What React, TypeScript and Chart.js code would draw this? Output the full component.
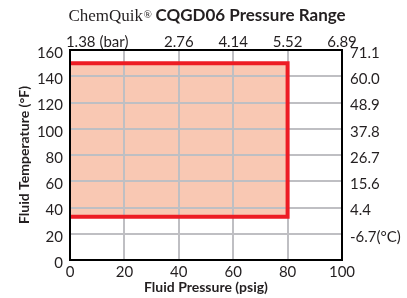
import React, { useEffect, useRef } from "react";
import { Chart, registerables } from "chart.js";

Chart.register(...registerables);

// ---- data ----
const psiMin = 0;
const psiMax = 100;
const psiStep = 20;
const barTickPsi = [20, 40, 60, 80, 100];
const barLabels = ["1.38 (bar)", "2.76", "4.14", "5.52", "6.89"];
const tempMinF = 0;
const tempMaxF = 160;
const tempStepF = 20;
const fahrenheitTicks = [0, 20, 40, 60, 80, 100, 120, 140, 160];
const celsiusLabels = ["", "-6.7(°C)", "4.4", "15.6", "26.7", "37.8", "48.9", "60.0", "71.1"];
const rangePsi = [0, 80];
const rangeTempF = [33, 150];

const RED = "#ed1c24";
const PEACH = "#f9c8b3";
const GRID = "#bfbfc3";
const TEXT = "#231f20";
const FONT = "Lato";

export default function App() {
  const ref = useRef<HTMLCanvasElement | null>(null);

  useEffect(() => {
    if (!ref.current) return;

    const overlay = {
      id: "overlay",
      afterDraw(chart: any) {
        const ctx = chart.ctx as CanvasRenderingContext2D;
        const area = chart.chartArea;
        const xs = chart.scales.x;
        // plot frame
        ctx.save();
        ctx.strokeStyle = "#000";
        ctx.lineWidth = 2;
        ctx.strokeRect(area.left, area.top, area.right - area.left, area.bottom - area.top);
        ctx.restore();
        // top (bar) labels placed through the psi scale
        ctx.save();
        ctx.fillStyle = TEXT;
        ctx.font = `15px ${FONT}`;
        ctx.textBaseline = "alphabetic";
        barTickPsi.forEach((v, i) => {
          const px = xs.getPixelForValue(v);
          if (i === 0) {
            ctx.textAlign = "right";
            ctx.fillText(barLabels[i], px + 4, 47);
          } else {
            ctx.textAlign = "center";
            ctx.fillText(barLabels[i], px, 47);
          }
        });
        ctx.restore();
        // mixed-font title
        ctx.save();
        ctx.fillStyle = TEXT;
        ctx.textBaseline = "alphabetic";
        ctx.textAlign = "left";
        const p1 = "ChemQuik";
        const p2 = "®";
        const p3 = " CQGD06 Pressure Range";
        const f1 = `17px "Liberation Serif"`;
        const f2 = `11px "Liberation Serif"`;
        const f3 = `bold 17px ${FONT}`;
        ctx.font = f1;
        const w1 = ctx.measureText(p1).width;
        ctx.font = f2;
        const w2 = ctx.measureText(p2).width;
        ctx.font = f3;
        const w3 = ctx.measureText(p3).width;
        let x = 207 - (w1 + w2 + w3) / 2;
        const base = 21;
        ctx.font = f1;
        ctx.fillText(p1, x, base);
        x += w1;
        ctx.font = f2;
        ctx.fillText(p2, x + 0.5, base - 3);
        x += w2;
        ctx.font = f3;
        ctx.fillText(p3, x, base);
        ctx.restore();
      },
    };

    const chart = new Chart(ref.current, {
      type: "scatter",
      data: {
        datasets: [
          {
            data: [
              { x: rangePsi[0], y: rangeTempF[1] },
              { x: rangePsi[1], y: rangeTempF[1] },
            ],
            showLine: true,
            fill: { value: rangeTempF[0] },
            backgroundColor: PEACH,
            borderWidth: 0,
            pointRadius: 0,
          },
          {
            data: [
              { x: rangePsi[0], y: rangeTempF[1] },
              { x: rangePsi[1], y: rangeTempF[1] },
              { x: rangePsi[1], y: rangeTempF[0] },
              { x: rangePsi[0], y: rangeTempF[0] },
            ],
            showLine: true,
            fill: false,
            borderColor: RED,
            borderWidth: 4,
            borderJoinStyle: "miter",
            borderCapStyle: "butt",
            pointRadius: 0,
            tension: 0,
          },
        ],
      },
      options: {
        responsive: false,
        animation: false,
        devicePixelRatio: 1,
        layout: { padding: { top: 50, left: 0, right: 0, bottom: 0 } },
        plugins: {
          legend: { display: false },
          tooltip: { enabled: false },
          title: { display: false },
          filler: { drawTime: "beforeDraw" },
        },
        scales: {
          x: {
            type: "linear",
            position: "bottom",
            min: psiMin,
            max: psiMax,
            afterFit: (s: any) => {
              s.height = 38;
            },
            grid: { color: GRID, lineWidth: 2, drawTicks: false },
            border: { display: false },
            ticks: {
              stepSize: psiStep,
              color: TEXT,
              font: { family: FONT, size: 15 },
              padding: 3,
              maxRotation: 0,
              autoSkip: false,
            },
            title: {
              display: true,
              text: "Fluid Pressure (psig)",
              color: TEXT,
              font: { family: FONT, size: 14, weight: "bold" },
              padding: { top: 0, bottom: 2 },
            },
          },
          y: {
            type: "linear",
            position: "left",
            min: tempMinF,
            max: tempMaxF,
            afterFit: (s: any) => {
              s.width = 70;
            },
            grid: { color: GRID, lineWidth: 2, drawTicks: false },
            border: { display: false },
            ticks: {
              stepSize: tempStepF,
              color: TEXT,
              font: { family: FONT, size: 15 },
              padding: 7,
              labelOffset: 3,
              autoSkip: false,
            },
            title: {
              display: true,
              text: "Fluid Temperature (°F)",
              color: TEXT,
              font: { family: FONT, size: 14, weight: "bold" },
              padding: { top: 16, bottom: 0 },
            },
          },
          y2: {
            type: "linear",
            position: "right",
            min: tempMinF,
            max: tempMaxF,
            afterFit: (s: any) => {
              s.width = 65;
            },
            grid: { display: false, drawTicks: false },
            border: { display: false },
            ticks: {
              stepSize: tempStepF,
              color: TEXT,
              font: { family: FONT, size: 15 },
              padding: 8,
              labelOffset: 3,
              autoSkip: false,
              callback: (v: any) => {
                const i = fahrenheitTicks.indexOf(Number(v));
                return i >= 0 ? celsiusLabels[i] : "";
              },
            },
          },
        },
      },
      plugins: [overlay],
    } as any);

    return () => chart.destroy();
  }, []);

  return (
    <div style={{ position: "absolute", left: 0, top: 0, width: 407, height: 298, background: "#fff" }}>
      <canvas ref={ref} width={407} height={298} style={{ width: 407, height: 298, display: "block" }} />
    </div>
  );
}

--------------------------------

### [WHAT TO PRODUCE]
Omit the pictures, and quote the material above exactly as given.

### [WRITTEN SOLUTION]
What React, TypeScript and Chart.js code would draw this? Output the full component.
import React, { useEffect, useRef } from "react";
import { Chart, registerables } from "chart.js";

Chart.register(...registerables);

// ---- data ----
const psiMin = 0;
const psiMax = 100;
const psiStep = 20;
const barTickPsi = [20, 40, 60, 80, 100];
const barLabels = ["1.38 (bar)", "2.76", "4.14", "5.52", "6.89"];
const tempMinF = 0;
const tempMaxF = 160;
const tempStepF = 20;
const fahrenheitTicks = [0, 20, 40, 60, 80, 100, 120, 140, 160];
const celsiusLabels = ["", "-6.7(°C)", "4.4", "15.6", "26.7", "37.8", "48.9", "60.0", "71.1"];
const rangePsi = [0, 80];
const rangeTempF = [33, 150];

const RED = "#ed1c24";
const PEACH = "#f9c8b3";
const GRID = "#bfbfc3";
const TEXT = "#231f20";
const FONT = "Lato";

export default function App() {
  const ref = useRef<HTMLCanvasElement | null>(null);

  useEffect(() => {
    if (!ref.current) return;

    const overlay = {
      id: "overlay",
      afterDraw(chart: any) {
        const ctx = chart.ctx as CanvasRenderingContext2D;
        const area = chart.chartArea;
        const xs = chart.scales.x;
        // plot frame
        ctx.save();
        ctx.strokeStyle = "#000";
        ctx.lineWidth = 2;
        ctx.strokeRect(area.left, area.top, area.right - area.left, area.bottom - area.top);
        ctx.restore();
        // top (bar) labels placed through the psi scale
        ctx.save();
        ctx.fillStyle = TEXT;
        ctx.font = `15px ${FONT}`;
        ctx.textBaseline = "alphabetic";
        barTickPsi.forEach((v, i) => {
          const px = xs.getPixelForValue(v);
          if (i === 0) {
            ctx.textAlign = "right";
            ctx.fillText(barLabels[i], px + 4, 47);
          } else {
            ctx.textAlign = "center";
            ctx.fillText(barLabels[i], px, 47);
          }
        });
        ctx.restore();
        // mixed-font title
        ctx.save();
        ctx.fillStyle = TEXT;
        ctx.textBaseline = "alphabetic";
        ctx.textAlign = "left";
        const p1 = "ChemQuik";
        const p2 = "®";
        const p3 = " CQGD06 Pressure Range";
        const f1 = `17px "Liberation Serif"`;
        const f2 = `11px "Liberation Serif"`;
        const f3 = `bold 17px ${FONT}`;
        ctx.font = f1;
        const w1 = ctx.measureText(p1).width;
        ctx.font = f2;
        const w2 = ctx.measureText(p2).width;
        ctx.font = f3;
        const w3 = ctx.measureText(p3).width;
        let x = 207 - (w1 + w2 + w3) / 2;
        const base = 21;
        ctx.font = f1;
        ctx.fillText(p1, x, base);
        x += w1;
        ctx.font = f2;
        ctx.fillText(p2, x + 0.5, base - 3);
        x += w2;
        ctx.font = f3;
        ctx.fillText(p3, x, base);
        ctx.restore();
      },
    };

    const chart = new Chart(ref.current, {
      type: "scatter",
      data: {
        datasets: [
          {
            data: [
              { x: rangePsi[0], y: rangeTempF[1] },
              { x: rangePsi[1], y: rangeTempF[1] },
            ],
            showLine: true,
            fill: { value: rangeTempF[0] },
            backgroundColor: PEACH,
            borderWidth: 0,
            pointRadius: 0,
          },
          {
            data: [
              { x: rangePsi[0], y: rangeTempF[1] },
              { x: rangePsi[1], y: rangeTempF[1] },
              { x: rangePsi[1], y: rangeTempF[0] },
              { x: rangePsi[0], y: rangeTempF[0] },
            ],
            showLine: true,
            fill: false,
            borderColor: RED,
            borderWidth: 4,
            borderJoinStyle: "miter",
            borderCapStyle: "butt",
            pointRadius: 0,
            tension: 0,
          },
        ],
      },
      options: {
        responsive: false,
        animation: false,
        devicePixelRatio: 1,
        layout: { padding: { top: 50, left: 0, right: 0, bottom: 0 } },
        plugins: {
          legend: { display: false },
          tooltip: { enabled: false },
          title: { display: false },
          filler: { drawTime: "beforeDraw" },
        },
        scales: {
          x: {
            type: "linear",
            position: "bottom",
            min: psiMin,
            max: psiMax,
            afterFit: (s: any) => {
              s.height = 38;
            },
            grid: { color: GRID, lineWidth: 2, drawTicks: false },
            border: { display: false },
            ticks: {
              stepSize: psiStep,
              color: TEXT,
              font: { family: FONT, size: 15 },
              padding: 3,
              maxRotation: 0,
              autoSkip: false,
            },
            title: {
              display: true,
              text: "Fluid Pressure (psig)",
              color: TEXT,
              font: { family: FONT, size: 14, weight: "bold" },
              padding: { top: 0, bottom: 2 },
            },
          },
          y: {
            type: "linear",
            position: "left",
            min: tempMinF,
            max: tempMaxF,
            afterFit: (s: any) => {
              s.width = 70;
            },
            grid: { color: GRID, lineWidth: 2, drawTicks: false },
            border: { display: false },
            ticks: {
              stepSize: tempStepF,
              color: TEXT,
              font: { family: FONT, size: 15 },
              padding: 7,
              labelOffset: 3,
              autoSkip: false,
            },
            title: {
              display: true,
              text: "Fluid Temperature (°F)",
              color: TEXT,
              font: { family: FONT, size: 14, weight: "bold" },
              padding: { top: 16, bottom: 0 },
            },
          },
          y2: {
            type: "linear",
            position: "right",
            min: tempMinF,
            max: tempMaxF,
            afterFit: (s: any) => {
              s.width = 65;
            },
            grid: { display: false, drawTicks: false },
            border: { display: false },
            ticks: {
              stepSize: tempStepF,
              color: TEXT,
              font: { family: FONT, size: 15 },
              padding: 8,
              labelOffset: 3,
              autoSkip: false,
              callback: (v: any) => {
                const i = fahrenheitTicks.indexOf(Number(v));
                return i >= 0 ? celsiusLabels[i] : "";
              },
            },
          },
        },
      },
      plugins: [overlay],
    } as any);

    return () => chart.destroy();
  }, []);

  return (
    <div style={{ position: "absolute", left: 0, top: 0, width: 407, height: 298, background: "#fff" }}>
      <canvas ref={ref} width={407} height={298} style={{ width: 407, height: 298, display: "block" }} />
    </div>
  );
}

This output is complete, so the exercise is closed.